Eight years later
“Your Majesty.” Corvus taps impatiently, his black wings puffing against my face. “Is it time?”
“Almost,” I reply, shooing him from my shoulder. I adjust the lapels of my dark suit, fiddling with the fabric until I finally remove the jacket in frustration.
“Anxious?” the raven asks.
“No,” I bite out, adjusting the pomegranates in the bowl for the fourth time this hour.
“Liar.” Corvus plucks a single stem from the vase atop my desk, flying over to drop the dark purple bloom in my hand. “It’s been a long time. It is okay to be anxious, Your Majesty.”
“The Dark God of Death does not get anxious, bird.”
“Maybe he does not…but Drayven does.”
Corvus’ beady eyes see far too much of me. But that’s the way it’s always been, ever since the day I killed him. He was my first death and the closest thing I’ve ever had to a friend.
“I’ll finish the preparations; you go fetch the queen.”
The sound of her name whispered in the ether pulled me from sleep in the wee hours of the morning. Ever since her name was written on the scroll of souls to be collected today, I have been preparing. From sending my Reapers to gather her favorite fruit to changing into four different black suits—all of which look and fit identical—I have been uncharacteristically nervous.
I slip the flower into my pocket and take one last look at myself in the mirror. The ink on my skin vacillates from sunbursts to crescent moons in anticipation. The overly polished rings that adorn my hands glimmer in the firelight as I smooth back an errant strand of white hair. My fingers skate over my naked pinky, the missing ring soon to be reunited with the set.
“Corvus,” I say with a shaky breath. “Wish me luck.”
On a deep exhale, I command the shadows to wrap around me and step into the dark void of eternity. The infinite chasm between worlds where space and time does not exist. One star stands out on the map—a fixed point in glowing viridian.
If that wasn’t enough to locate her, our blood bond pulses like a honing beacon. It calls to me—shecalls to me.
I train my internal compass on Realm 717, traveling faster than I ever have before. Moments later, my feet sink into sand.
The Eastern Sea laps against the shore, the light from the sun catching on a hint of black scales that crest in the waves. I offer a lifted finger in recognition of the creature who has come to greet me before following Selene’s pull toward the cottage just over the dunes.
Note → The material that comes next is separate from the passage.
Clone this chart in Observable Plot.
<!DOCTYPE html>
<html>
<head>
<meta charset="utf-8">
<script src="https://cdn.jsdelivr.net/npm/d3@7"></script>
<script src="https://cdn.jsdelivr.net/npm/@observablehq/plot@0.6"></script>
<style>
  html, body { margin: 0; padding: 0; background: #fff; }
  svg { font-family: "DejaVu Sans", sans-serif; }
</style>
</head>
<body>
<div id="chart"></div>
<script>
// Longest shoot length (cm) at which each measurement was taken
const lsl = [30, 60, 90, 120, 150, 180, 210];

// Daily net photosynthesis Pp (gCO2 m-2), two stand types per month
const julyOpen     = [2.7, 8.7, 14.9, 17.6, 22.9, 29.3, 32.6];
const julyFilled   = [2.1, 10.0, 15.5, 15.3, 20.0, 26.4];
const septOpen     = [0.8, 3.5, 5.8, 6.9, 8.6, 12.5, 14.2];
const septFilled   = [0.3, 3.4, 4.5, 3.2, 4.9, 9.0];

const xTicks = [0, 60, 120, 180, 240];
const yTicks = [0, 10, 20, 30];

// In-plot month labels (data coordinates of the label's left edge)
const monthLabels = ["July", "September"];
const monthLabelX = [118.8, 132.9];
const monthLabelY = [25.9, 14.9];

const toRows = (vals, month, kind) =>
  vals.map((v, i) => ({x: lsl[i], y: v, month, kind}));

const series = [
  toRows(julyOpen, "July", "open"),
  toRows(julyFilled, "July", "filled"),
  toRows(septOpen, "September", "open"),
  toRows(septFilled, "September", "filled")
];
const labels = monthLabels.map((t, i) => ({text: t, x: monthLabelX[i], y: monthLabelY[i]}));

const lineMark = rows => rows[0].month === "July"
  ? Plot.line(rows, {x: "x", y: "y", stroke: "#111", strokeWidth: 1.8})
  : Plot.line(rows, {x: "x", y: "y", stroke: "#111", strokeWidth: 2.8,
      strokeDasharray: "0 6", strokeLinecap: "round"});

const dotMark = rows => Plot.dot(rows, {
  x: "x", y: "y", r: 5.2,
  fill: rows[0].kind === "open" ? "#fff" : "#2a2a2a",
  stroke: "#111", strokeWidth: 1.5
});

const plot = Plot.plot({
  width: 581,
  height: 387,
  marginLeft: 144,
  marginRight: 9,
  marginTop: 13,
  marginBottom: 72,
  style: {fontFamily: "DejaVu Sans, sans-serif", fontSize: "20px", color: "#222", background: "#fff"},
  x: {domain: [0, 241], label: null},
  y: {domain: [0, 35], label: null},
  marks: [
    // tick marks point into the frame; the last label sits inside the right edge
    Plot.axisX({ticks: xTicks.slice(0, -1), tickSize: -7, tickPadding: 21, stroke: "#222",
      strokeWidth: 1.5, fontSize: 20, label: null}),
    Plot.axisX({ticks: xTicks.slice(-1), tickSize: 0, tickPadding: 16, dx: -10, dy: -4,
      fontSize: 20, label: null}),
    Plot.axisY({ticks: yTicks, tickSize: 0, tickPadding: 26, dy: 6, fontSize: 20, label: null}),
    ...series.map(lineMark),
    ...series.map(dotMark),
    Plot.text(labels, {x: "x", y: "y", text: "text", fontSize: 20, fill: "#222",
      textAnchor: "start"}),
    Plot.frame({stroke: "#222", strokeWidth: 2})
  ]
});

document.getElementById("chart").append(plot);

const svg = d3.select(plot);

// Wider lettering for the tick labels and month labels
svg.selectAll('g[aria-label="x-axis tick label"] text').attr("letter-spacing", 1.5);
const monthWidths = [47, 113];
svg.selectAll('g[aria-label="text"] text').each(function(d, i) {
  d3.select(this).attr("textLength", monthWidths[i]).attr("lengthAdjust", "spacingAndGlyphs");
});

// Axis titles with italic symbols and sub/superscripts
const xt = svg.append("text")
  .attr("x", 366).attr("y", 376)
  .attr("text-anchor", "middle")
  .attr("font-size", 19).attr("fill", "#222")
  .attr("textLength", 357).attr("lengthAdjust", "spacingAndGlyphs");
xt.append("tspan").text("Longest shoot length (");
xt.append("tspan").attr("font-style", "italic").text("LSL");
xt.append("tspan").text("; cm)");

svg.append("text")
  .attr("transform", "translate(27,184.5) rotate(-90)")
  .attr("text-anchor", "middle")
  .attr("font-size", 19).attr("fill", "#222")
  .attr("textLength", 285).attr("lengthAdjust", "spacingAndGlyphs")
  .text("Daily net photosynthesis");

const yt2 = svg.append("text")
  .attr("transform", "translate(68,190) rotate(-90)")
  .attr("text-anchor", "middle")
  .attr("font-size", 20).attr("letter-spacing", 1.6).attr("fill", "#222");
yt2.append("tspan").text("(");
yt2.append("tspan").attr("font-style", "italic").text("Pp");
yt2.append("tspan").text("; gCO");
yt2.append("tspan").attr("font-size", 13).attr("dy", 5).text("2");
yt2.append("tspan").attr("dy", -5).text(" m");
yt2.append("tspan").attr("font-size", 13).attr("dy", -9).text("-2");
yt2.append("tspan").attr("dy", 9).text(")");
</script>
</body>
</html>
The weathered door opens easily, granting me entrance without knocking. Tentatively, I step into the cottage. The smell of salt and leather fills the home. Books litter the large dining table, and in a chair, slumped over the pile of tomes, sits the mortal man I have watched live alongside the goddess I love.
His sleep is light and fitful. I inch toward him to read the pagewhere exhaustion finally took hold of him. It’s a list of rare herbs, medicinal plants, and the illnesses they’ll cure.
But none of them have worked on her.
What ails Selene isn’t anything a human has ever experienced. Her death is a slow, painful murder at the hands of a vengeful God King. Eight years of no offerings, no worship, and severely reduced magic are what destroys her now.
Mikais wasted no time gaining power of this world and wiping all of them—every member of his rebellion—from their religious texts.
Every member except him, of course.
He erased the details of his betrayal, but left the act, and their speculation of the motive behind his treason has proven to be more than enough to sustain him.
I lay a single finger on the mortal man’s temple and grant him the deep sleep he desperately needs—but mostly to ensure that he will not wake to see her departure.
Leaving him, I follow the bond to the bedroom at the back of the cottage. There, wrapped in green velvet, lies the Goddess of Light. She doesn’t acknowledge me at first, her attention wholly fixed on the beach just outside her window.
A child with fawn brown hair splashes in the waves. She frolics and giggles in the water, finding an innocent, momentary respite in the grief that surrounds this home. She turns toward the window and my immortal gaze locks onto wide eyes of emerald green.
“She has your eyes.” Selene’s weak voice demands my attention. I drop to my knees at her bedside, taking her hands into mine.
“My light.”
The sight of her like this, pale and barely clinging to life, enrages me. If I could kill Nobus, I would travel to the god realm right now and and rip his soul from his body with my bare hands.But he made a deal with Creation that even my magic cannot undo.